Item Tags and Filters

Sometimes there are large data sets where you want to present a subset at a time to your user.

Matchoo achieves this through categories. Within the editor categories can be applied to either rows or columns. When pack is processed for publishing each cell with text, image, equation, etc becomes a card. It's categories are the combination of all categories on the row and any applied to the column (in the fields editor).



The two images above show the periodic table being setup. To the left we have a "classification" tag, to the right the elements location in the table. Note that having two separate columns is for editing ease only - when processed all categories in a row are collapsed together.

The image below shows the other place tags can be added, in the field editor. All cards created for that field (i.e. a column in the editor) will have any tags applied to the field as well as any tags on their row.

One other thing of note - on the left hand side we're in multi edit mode. Multi edit mode is toggled with the icon at the bottom right, it allows users to copy/delete/move batches of items AND when editing categories applies the edits to all selected rows.




So how can these tags be used?

Tags are used in game modes.
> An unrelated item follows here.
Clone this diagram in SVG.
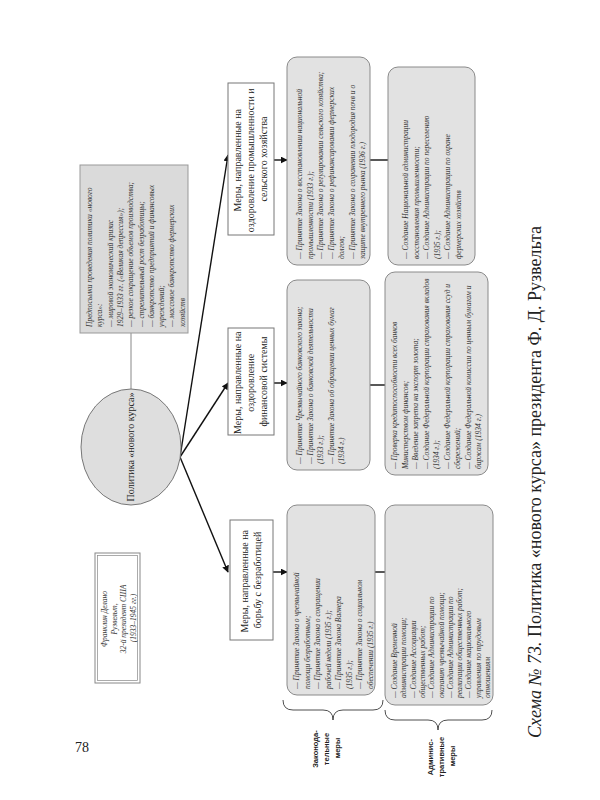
<svg xmlns="http://www.w3.org/2000/svg" width="600" height="800" viewBox="0 0 600 800">
<defs>
<style>
.bg{fill:#ffffff}
.it{font-family:"Liberation Serif","DejaVu Serif",serif;font-style:italic;font-size:7.5px;fill:#333}
.rg{font-family:"Liberation Serif","DejaVu Serif",serif;font-size:10px;fill:#222}
.lb{font-family:"Liberation Sans","DejaVu Sans",sans-serif;font-weight:bold;font-size:7.5px;fill:#222}
.gbox{fill:#e2e2e2;stroke:#8a8a8a;stroke-width:1}
.wbox{fill:#ffffff;stroke:#777;stroke-width:1}
.con{stroke:#111;stroke-width:1.4;fill:none}
.thin{stroke:#888;stroke-width:1;fill:none}
.brace{stroke:#222;stroke-width:0.8;fill:none}
</style>
<marker id="ah" viewBox="0 0 10 10" refX="9" refY="5" markerWidth="7" markerHeight="7" orient="auto" markerUnits="userSpaceOnUse">
<path d="M0,0 L10,5 L0,10 z" fill="#111"/>
</marker>
</defs>
<rect class="bg" x="0" y="0" width="600" height="800"/>
<text x="75" y="752" font-family="Liberation Serif, serif" font-size="14" fill="#222">78</text>
<g transform="translate(0,800) rotate(-90)">
<g id="connectors">
<line class="thin" x1="411" y1="131" x2="467" y2="131"/>
<line class="con" x1="343" y1="180" x2="645" y2="228" marker-end="url(#ah)"/>
<line class="con" x1="343" y1="180" x2="417" y2="228" marker-end="url(#ah)"/>
<line class="con" x1="343" y1="180" x2="228" y2="228" marker-end="url(#ah)"/>
<line class="con" x1="640" y1="274" x2="640" y2="287" marker-end="url(#ah)"/>
<line class="con" x1="417" y1="274" x2="417" y2="287" marker-end="url(#ah)"/>
<line class="con" x1="228" y1="273" x2="228" y2="287" marker-end="url(#ah)"/>
<line class="con" x1="640" y1="370" x2="640" y2="388"/>
<line class="con" x1="415" y1="370" x2="415" y2="385"/>
<line class="con" x1="228" y1="375" x2="228" y2="385"/>
</g>
<g id="premises">
<rect x="467" y="80" width="168" height="108" fill="#dadada" stroke="#999"/>
<text class="it">
<tspan x="473" y="92">Предпосылки проведения политики «нового</tspan>
<tspan x="473" y="102.3">курса»:</tspan>
<tspan x="473" y="112.6">— мировой экономический кризис</tspan>
<tspan x="473" y="122.9">1929–1933 гг. («Великая депрессия»);</tspan>
<tspan x="473" y="133.2">— резкое сокращение объемов производства;</tspan>
<tspan x="473" y="143.5">— стремительный рост безработицы;</tspan>
<tspan x="473" y="153.8">— банкротство предприятий и финансовых</tspan>
<tspan x="473" y="164.1">учреждений;</tspan>
<tspan x="473" y="174.4">— массовое банкротство фермерских</tspan>
<tspan x="473" y="184.7">хозяйств</tspan>
</text>
</g>
<g id="roosevelt">
<rect x="117" y="95" width="130" height="45" fill="#fff" stroke="#888"/>
<rect x="119.5" y="97.5" width="125" height="40" fill="none" stroke="#888" stroke-width="0.7"/>
<text class="it" text-anchor="middle">
<tspan x="182" y="107">Франклин Делано</tspan>
<tspan x="182" y="116.5">Рузвельт,</tspan>
<tspan x="182" y="126">32-й президент США</tspan>
<tspan x="182" y="135.5">(1933–1945 гг.)</tspan>
</text>
</g>
<g id="policy">
<ellipse cx="353" cy="131" rx="58" ry="50" fill="#dedede" stroke="#777"/>
<text class="rg" x="353" y="134" text-anchor="middle">Политика «нового курса»</text>
</g>
<g id="m1">
<rect class="wbox" x="565" y="228" width="152" height="46"/>
<text class="rg" text-anchor="middle">
<tspan x="641" y="241">Меры, направленные на</tspan>
<tspan x="641" y="254">оздоровление промышленности и</tspan>
<tspan x="641" y="267">сельского хозяйства</tspan>
</text>
</g>
<g id="m2">
<rect class="wbox" x="365" y="228" width="107" height="46"/>
<text class="rg" text-anchor="middle">
<tspan x="418.5" y="241">Меры, направленные на</tspan>
<tspan x="418.5" y="254">оздоровление</tspan>
<tspan x="418.5" y="267">финансовой системы</tspan>
</text>
</g>
<g id="m3">
<rect class="wbox" x="160" y="230" width="120" height="43"/>
<text class="rg" text-anchor="middle">
<tspan x="220" y="248">Меры, направленные на</tspan>
<tspan x="220" y="261">борьбу с безработицей</tspan>
</text>
</g>
<g id="l1">
<rect class="gbox" x="535" y="287" width="208" height="83" rx="10"/>
<text class="it">
<tspan x="541" y="302">— Принятие Закона о восстановлении национальной</tspan>
<tspan x="541" y="312.5">промышленности (1933 г.);</tspan>
<tspan x="541" y="323">— Принятие Закона о регулировании сельского хозяйства;</tspan>
<tspan x="541" y="333.5">— Принятие Закона о рефинансировании фермерских</tspan>
<tspan x="541" y="344">долгов;</tspan>
<tspan x="541" y="354.5">— Принятие Закона о сохранении плодородия почв и о</tspan>
<tspan x="541" y="365">защите внутреннего рынка (1936 г.)</tspan>
</text>
</g>
<g id="a1">
<rect class="gbox" x="535" y="388" width="198" height="87" rx="10"/>
<text class="it">
<tspan x="541" y="408">— Создание Национальной администрации</tspan>
<tspan x="541" y="418.5">восстановления промышленности;</tspan>
<tspan x="541" y="429">— Создание Администрации по переселению</tspan>
<tspan x="541" y="439.5">(1935 г.);</tspan>
<tspan x="541" y="450">— Создание Администрации по охране</tspan>
<tspan x="541" y="460.5">фермерских хозяйств</tspan>
</text>
</g>
<g id="l2">
<rect class="gbox" x="330" y="287" width="190" height="83" rx="10"/>
<text class="it">
<tspan x="336" y="302">— Принятие Чрезвычайного банковского закона;</tspan>
<tspan x="336" y="312.5">— Принятие Закона о банковской деятельности</tspan>
<tspan x="336" y="323">(1933 г.);</tspan>
<tspan x="336" y="333.5">— Принятие Закона об обращении ценных бумаг</tspan>
<tspan x="336" y="344">(1934 г.)</tspan>
</text>
</g>
<g id="a2">
<rect class="gbox" x="325" y="385" width="203" height="103" rx="10"/>
<text class="it">
<tspan x="331" y="397">— Проверка кредитоспособности всех банков</tspan>
<tspan x="331" y="407.5">Министерством финансов;</tspan>
<tspan x="331" y="418">— Введение запрета на экспорт золота;</tspan>
<tspan x="331" y="428.5">— Создание Федеральной корпорации страхования вкладов</tspan>
<tspan x="331" y="439">(1934 г.);</tspan>
<tspan x="331" y="449.5">— Создание Федеральной корпорации страхования ссуд и</tspan>
<tspan x="331" y="460">сбережений;</tspan>
<tspan x="331" y="470.5">— Создание Федеральной комиссии по ценным бумагам и</tspan>
<tspan x="331" y="481">биржам (1934 г.)</tspan>
</text>
</g>
<g id="l3">
<rect class="gbox" x="105" y="287" width="190" height="88" rx="10"/>
<text class="it">
<tspan x="111" y="299">— Принятие Закона о чрезвычайной</tspan>
<tspan x="111" y="309.5">помощи безработным;</tspan>
<tspan x="111" y="320">— Принятие Закона о сокращении</tspan>
<tspan x="111" y="330.5">рабочей недели (1935 г.);</tspan>
<tspan x="111" y="341">— Принятие Закона Вагнера</tspan>
<tspan x="111" y="351.5">(1935 г.);</tspan>
<tspan x="111" y="362">— Принятие Закона о социальном</tspan>
<tspan x="111" y="372.5">обеспечении (1935 г.)</tspan>
</text>
</g>
<g id="a3">
<rect class="gbox" x="95" y="385" width="200" height="108" rx="10"/>
<text class="it">
<tspan x="102" y="397">— Создание Временной</tspan>
<tspan x="102" y="406.3">администрации помощи;</tspan>
<tspan x="102" y="415.6">— Создание Ассоциации</tspan>
<tspan x="102" y="424.9">общественных работ;</tspan>
<tspan x="102" y="434.2">— Создание Администрации по</tspan>
<tspan x="102" y="443.5">оказанию чрезвычайной помощи;</tspan>
<tspan x="102" y="452.8">— Создание Администрации по</tspan>
<tspan x="102" y="462.1">реализации общественных работ;</tspan>
<tspan x="102" y="471.4">— Создание национального</tspan>
<tspan x="102" y="480.7">управления по трудовым</tspan>
<tspan x="102" y="490">отношениям</tspan>
</text>
</g>
<g id="brace-legis">
<path class="brace" d="M100,283 Q90,283 90,293 L90,323 Q90,333 80,333 Q90,333 90,343 L90,373 Q90,383 100,383"/>
<text class="lb" text-anchor="middle">
<tspan x="52" y="318">Законода-</tspan>
<tspan x="52" y="329">тельные</tspan>
<tspan x="52" y="340">меры</tspan>
</text>
</g>
<g id="brace-admin">
<path class="brace" d="M90,385 Q80,385 80,395 L80,428 Q80,438 70,438 Q80,438 80,448 L80,482 Q80,492 90,492"/>
<text class="lb" text-anchor="middle">
<tspan x="44" y="433">Админис-</tspan>
<tspan x="44" y="444">тративные</tspan>
<tspan x="44" y="455">меры</tspan>
</text>
</g>
<g id="title">
<text x="62" y="541" font-family="Liberation Serif, serif" font-size="18" fill="#222"><tspan font-style="italic">Схема № 73.</tspan> Политика «нового курса» президента Ф. Д. Рузвельта</text>
</g>
</g>
</svg>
For simple data we don't bother with tags - game modes will automatically create cards from fields and assume all in a row match.

For something like the periodic table though it's easier to edit in one place and then have the game modes specific which tags they are going to use.

An example of this is in the Multiple Choice game mode:



Here we can specify question and answer filters. Filters are a top level construct - you'll find a filter section next to the list of packages and list of levels. This means that by using the same tag names on different packs you can reuse filters.


The image above shows the details of a very simple filter. Filters specify which tags they are interested in. 

Word of warning! Its fairly easy to create filters that don't make sense so be a bit careful. For instance in this case if MatchAll consisted of G1 and G2 the filter will fail as on elements are in both groups at the same time. A variation on this theme is a game mode that specifies Group1 filter for its Questions and Group2 for it's answers. It won't be able to find any Question/Answer pairs that work.

That being said they provide a powerful took in deciding what data to present to the user!